March 17 was St. Patrick’s Day, when the Irish celebrate an ancient Protestant cleric, the Catholics forget he was Protestant, and everybody claims to be part Irish.

I will skip the parades and the green beer today. I don’t like crowds, which may be the cultural heritage that explains why my ancestors didn’t stay in Boston.

Also, my last beer was 41 years ago, so I am apparently safe now.

Having fun

Sometimes I joke about my heritage. I remember a Halloween when I was at Deerfield that a phone customer asked me if I had anything special planned. I glibly told him that we were Irish, so that was the day to paint ourselves blue and dance naked in the woods!

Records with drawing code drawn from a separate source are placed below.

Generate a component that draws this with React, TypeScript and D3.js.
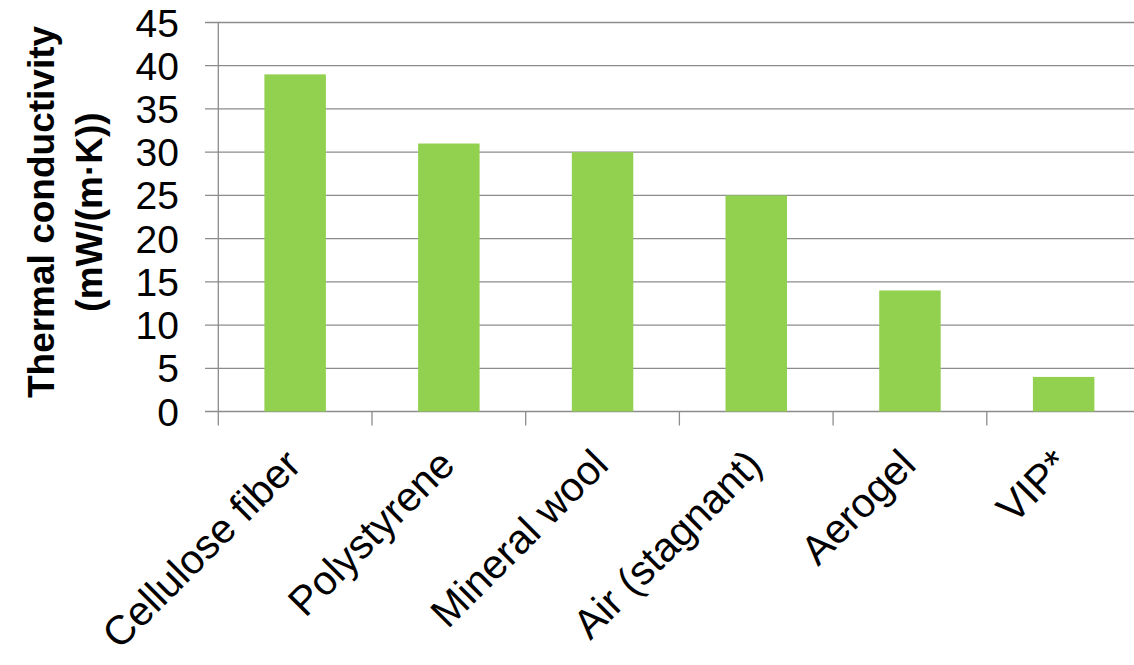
import React from "react";
import * as d3 from "d3";

const categories = ["Cellulose fiber", "Polystyrene", "Mineral wool", "Air (stagnant)", "Aerogel", "VIP*"];
const values = [39, 31, 30, 25, 14, 4];
const yTicks = [0, 5, 10, 15, 20, 25, 30, 35, 40, 45];
const yTitleLines = ["Thermal conductivity", "(mW/(m·K))"];

const W = 1134;
const H = 665;
const left = 218.3;
const right = 1140.5;
const top = 22.5;
const bottom = 411.5;

export default function App() {
  const x = d3.scaleBand<string>().domain(categories).range([left, right]).paddingInner(0).paddingOuter(0);
  const y = d3.scaleLinear().domain([0, 45]).range([bottom, top]);
  const bw = x.bandwidth() * 0.4;
  const grid = "#8c8c8c";
  const font = "'Liberation Sans', Arial, sans-serif";
  return (
    <svg width={W} height={H} style={{ position: "absolute", left: 0, top: 0, background: "#fff" }}>
      <rect x={0} y={0} width={W} height={H} fill="#fff" />
      {yTicks.map((t) => (
        <line key={"g" + t} x1={205} x2={W + 10} y1={y(t)} y2={y(t)} stroke={grid} strokeWidth={1.3} />
      ))}
      <line x1={left} x2={left} y1={top} y2={bottom + 14} stroke={grid} strokeWidth={1.3} />
      {categories.map((c, i) => (
        <line key={"t" + i} x1={x(c)! + x.bandwidth()} x2={x(c)! + x.bandwidth()} y1={bottom} y2={bottom + 14} stroke={grid} strokeWidth={1.3} />
      ))}
      {categories.map((c, i) => (
        <rect
          key={"b" + i}
          x={x(c)! + x.bandwidth() / 2 - bw / 2}
          y={y(values[i])}
          width={bw}
          height={y(0) - y(values[i])}
          fill="#92d050"
        />
      ))}
      {yTicks.map((t) => (
        <text key={"yl" + t} x={179} y={y(t)} dy="0.36em" textAnchor="end" fontFamily={font} fontSize={39} fill="#000">
          {t}
        </text>
      ))}
      {categories.map((c, i) => {
        const cx = x(c)! + x.bandwidth() / 2 + 8;
        const cy = 467;
        return (
          <text
            key={"xl" + i}
            x={cx}
            y={cy}
            transform={`rotate(-45 ${cx} ${cy})`}
            textAnchor="end"
            fontFamily={font}
            fontSize={41}
            fill="#000"
          >
            {c}
          </text>
        );
      })}
      {yTitleLines.map((s, i) => {
        const tx = i === 0 ? 54 : 102;
        const ty = 212;
        return (
          <text
            key={"yt" + i}
            x={tx}
            y={ty}
            transform={`rotate(-90 ${tx} ${ty})`}
            textAnchor="middle"
            fontFamily={font}
            fontWeight="bold"
            fontSize={37}
            fill="#000"
          >
            {s}
          </text>
        );
      })}
    </svg>
  );
}
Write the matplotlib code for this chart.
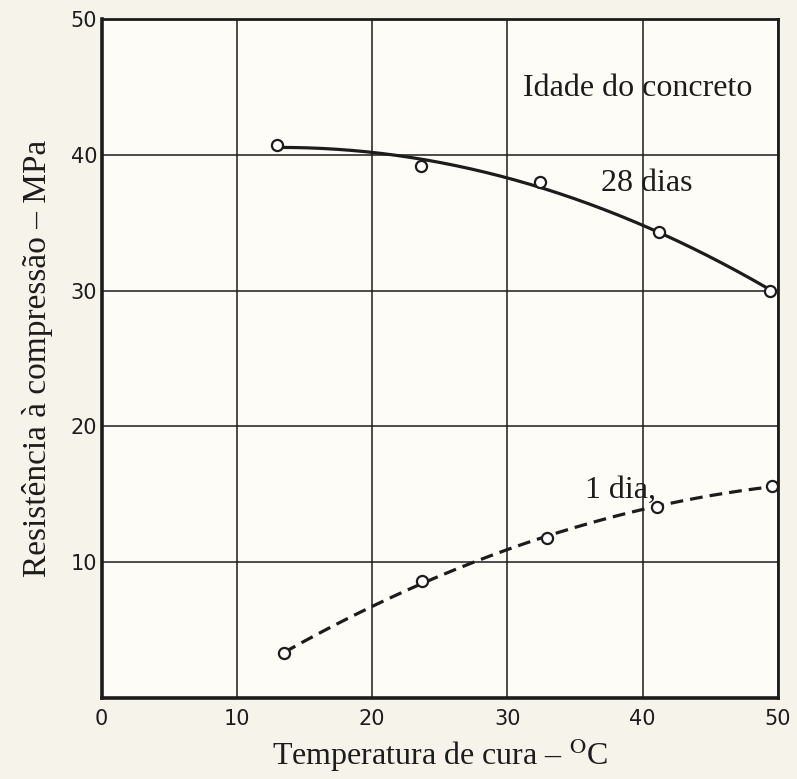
import matplotlib
matplotlib.use('Agg')
import matplotlib.pyplot as plt
import numpy as np

# temperatura de cura (oC) e resistencia (MPa)
temp_28 = [13.0, 23.6, 32.4, 41.2, 49.4]
res_28 = [40.7, 39.2, 38.0, 34.3, 30.0]

temp_1 = [13.5, 23.7, 32.9, 41.1, 49.6]
res_1 = [3.3, 8.6, 11.8, 14.1, 15.6]

xticks = [0, 10, 20, 30, 40, 50]
yticks = [10, 20, 30, 40, 50]

ink = '#1c1c1c'
plt.rcParams['mathtext.fontset'] = 'stix'

fig = plt.figure(figsize=(7.97, 7.79), dpi=100, facecolor='#f6f3ea')
ax = fig.add_axes([0.1274, 0.104, 0.8486, 0.8716])
ax.set_facecolor('#fdfcf7')

# curvas ajustadas aos pontos
xs = np.linspace(temp_28[0], temp_28[-1], 200)
ax.plot(xs, np.polyval(np.polyfit(temp_28, res_28, 2), xs), color=ink, lw=2.3, zorder=3)
xs = np.linspace(temp_1[0], temp_1[-1], 200)
ax.plot(xs, np.polyval(np.polyfit(temp_1, res_1, 2), xs), color=ink, lw=2.3,
        ls=(0, (4, 2.2)), zorder=3)

ax.plot(temp_28, res_28, 'o', ms=8, mfc='white', mec=ink, mew=1.6, zorder=4, clip_on=False)
ax.plot(temp_1, res_1, 'o', ms=8, mfc='white', mec=ink, mew=1.6, zorder=4, clip_on=False)

ax.set_xlim(0, 50)
ax.set_ylim(0, 50)
ax.set_xticks(xticks)
ax.set_yticks(yticks)
ax.grid(True, color=ink, lw=1.1)
ax.tick_params(length=0, labelsize=15, colors=ink, pad=8)
ax.tick_params(axis='y', pad=3)
for s in ax.spines.values():
    s.set_color(ink)
    s.set_linewidth(2.0)
ax.spines['left'].set_linewidth(2.6)
ax.spines['bottom'].set_linewidth(2.6)

serif = 'Liberation Serif'
ax.text(39.6, 44.9, 'Idade do concreto', fontsize=23, family=serif, ha='center', va='center', color=ink)
ax.text(40.3, 37.9, '28 dias', fontsize=23, family=serif, ha='center', va='center', color=ink)
ax.text(38.4, 15.3, '1 dia,', fontsize=23, family=serif, ha='center', va='center', color=ink)

ax.set_xlabel('Temperatura de cura – $^{\\mathrm{O}}$C', fontsize=23, family=serif, color=ink, labelpad=5)
ax.set_ylabel('Resistência à compressão – MPa', fontsize=24, family=serif, color=ink, labelpad=13)

fig.savefig('out.png', dpi=100, facecolor=fig.get_facecolor())
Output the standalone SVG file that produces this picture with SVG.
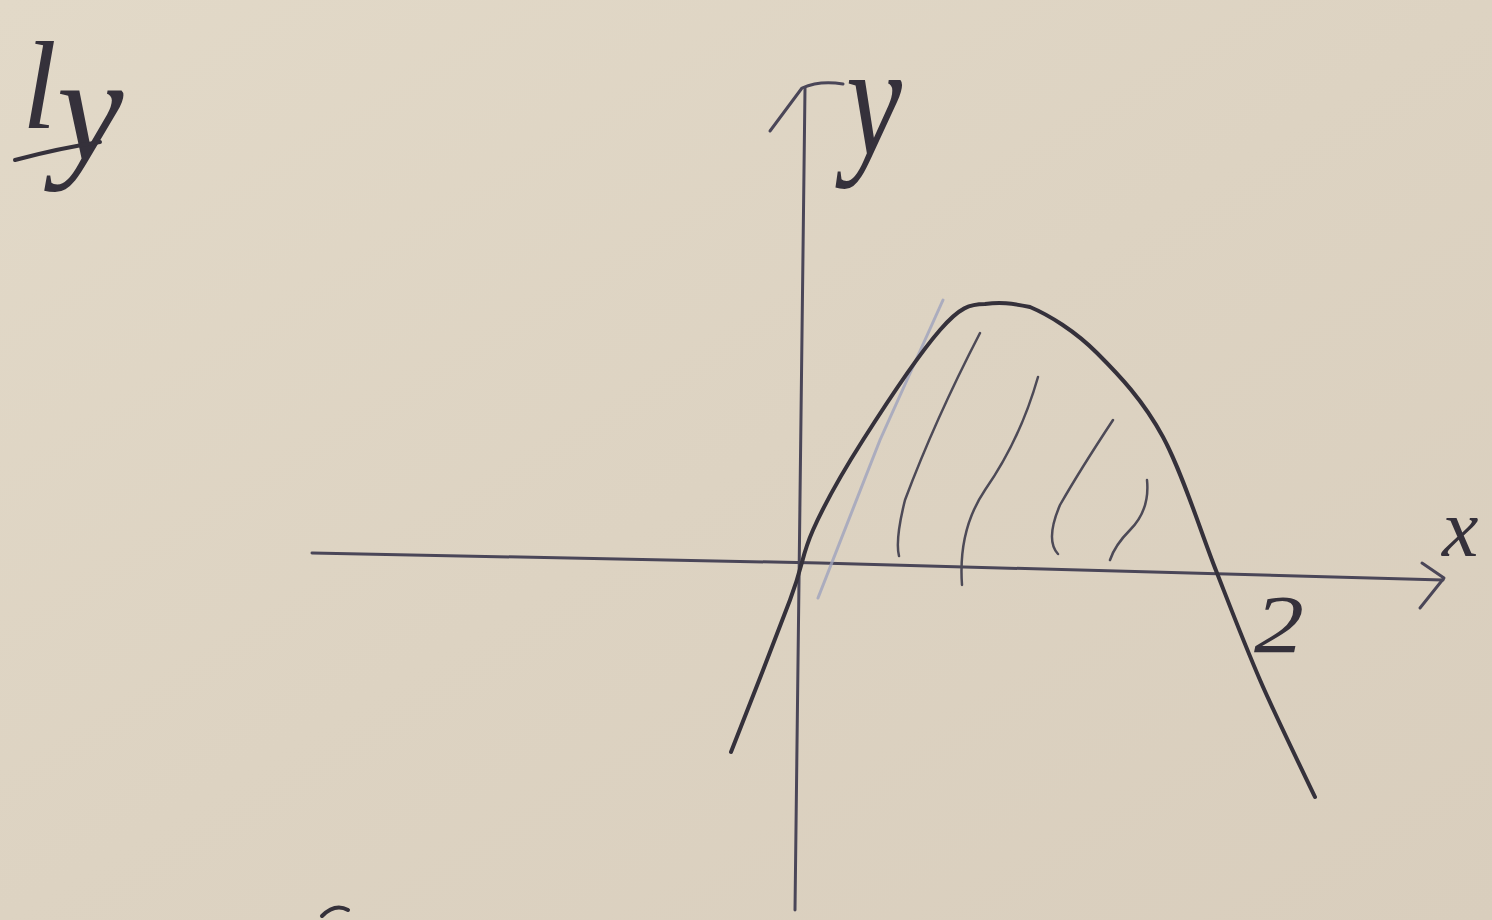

I must have sounded convincing, because the next day he called to see how it went and if I made it to work!

One grandmother was Manx (from the Isle of Man in the Irish Sea), so Mother kept some odd Manx customs. On New Year’s Day we ate an orange with a spoon and waited to see who our first visitor was.

He was the Quakela, a harbinger of the year to come. Hope that your Quakela was an energetic young man!
If we tripped going upstairs, the Manx believed good luck was ahead. I believed I was clumsy.

Better luck

On this St. Patrick’s Day we hope that the luck of the Irish is for better grain prices. Sadly, we are stuck at the low end of the corn trading range and the luck of the Irish is mostly better if they are not farming. Leave that to the Germans. They farm most of the best land in Ohio anyway.

The Irish stayed in Eastern Ohio and still scratch out a living in the heavy soil when it is not buried in snow or floods. The Germans dug huge ditches, drained the swamps, and built substantial brick houses off the largess of the Black Swamp.

If you don’t believe me, drive to Northwest Ohio, and check out the names on the mailboxes in front of the beautiful 1890s homes.

On this very Irish day, grain prices are sharply lower after two days of lower prices already. When corn was down a nickel Friday, I told a customer that we might rebound on Monday, that Friday was often a profit-taking day before the weekend.

That farmer called Monday and was unhappy to find out that there was no rebound. Wonder if he calls today, March 17. Today, May corn futures are at $3.75-1/2, down three and a half cents. February 27 we had a high of $3.96-1/4.

On Feb. 9 we hit $4. We have lost 25 cents just in the time the farmers were holding off sales until we went up 25 cents. May soybean futures are $9.63-1/2 this morning, down five and three quarters cents.

Large supply

As recently as March 2, we hit $10.39, more than 75 cents higher. The corn is being hurt by the large supply. We have too much, and don’t see reason to believe that demand increases enough to work us out of the cheap corn.

Last week I said we might now know what really cheap corn was. This week we had technical letters talking about testing the Jan. 30 low of $3.73-3/4, and we touched $3.75 this morning.

The next support was seen as $3.39-1/4.

We last traded that low as the harvest low of Oct. 1. It is very ugly to think we would get back there.

Oil factor

Corn is also being hurt by cheap oil prices, since the dominant market for corn is for ethanol production. Crude oil goes down, gas goes down, ethanol goes down.

Crude is back down, and is now at the six-year low. This morning we hit $42.67 a barrel.
Good for travel, good for filling the tractor — bad for selling corn.

The soybeans are lower as the labor problems and the weather problems that were limiting the South American beans moving to town seem to have gone away. Brazilian farmers have aggressively moved beans, and the declining prices show it.

The bright spot for grain this week is the 37-1/2-cent gain in wheat prices. We have traded $5.15-3/4 yesterday, but this morning are at $5.09-1/2 May futures, down four and a half.

Unfortunately, wheat prices are better because of dry weather in the Plains as we break dormancy and need moisture.

It is also reported to be dry in the wheat regions of Russia, where they are planting spring wheat.